Brief Boskone post mortem

Yeah, I know--Boskone was last weekend, and it's already Thursday, and life has moved on. What can I say? It's been a busy week.

Boskone comes just a month after Arisia, in the same hotel in a windswept, crisply redeveloped area of Boston.  But Boskone is about books, is much smaller, and skews substantially older than Arisia.

I see some old friends reliably every year:  Ann Tonsor Zeddies, Rosemary Kirstein, Gregory Feeley, Paul Di Filippo, Michael Swanwick and Marianne Porter, David Hartwell, Kathryn Cramer, Jeanne Cavelos, Allen Steele, Gavin Grant, Karl Schroeder, Toni Kelner, Kelly Link, Alex Irvine, as well as my regular local colleagues.  I also met a few new people I enjoyed:  Jo Walton, David Anthony Durham, Charlaine Harris, and Margaret Ronald (OK, I actually met her at Arisia, but that was just a month ago).

I was moderator on a panel on Urban Fantasy.  I knew nothing about Urban Fantasy, and so was able to ask a lot of dumb questions without exposing myself.

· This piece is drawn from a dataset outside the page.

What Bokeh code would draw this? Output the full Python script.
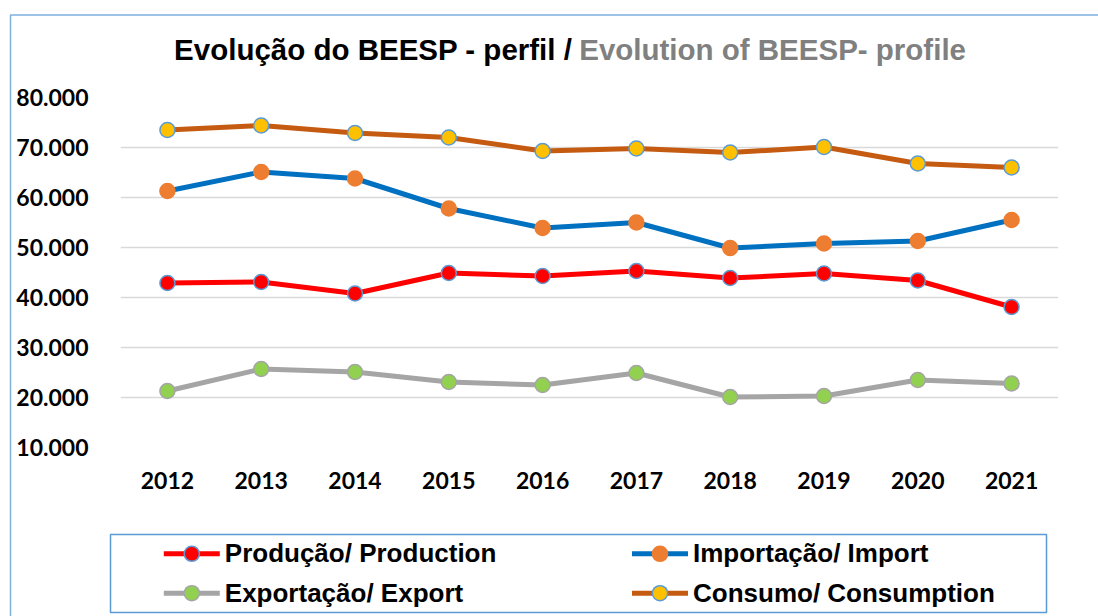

It's probably not the subgenre for me, but I learned something interesting.  One question I asked was: what outside-of-our-genre literary works would someone who likes urban fantasy probably also like?  The one answer everyone agreed to was Dorothy Sayers. I happen to love Dorothy Sayers, so maybe I'm wrong and should give urban fantasy a try.

What do people think of that assessment? Any other works that would qualify as urban fantasy cognates?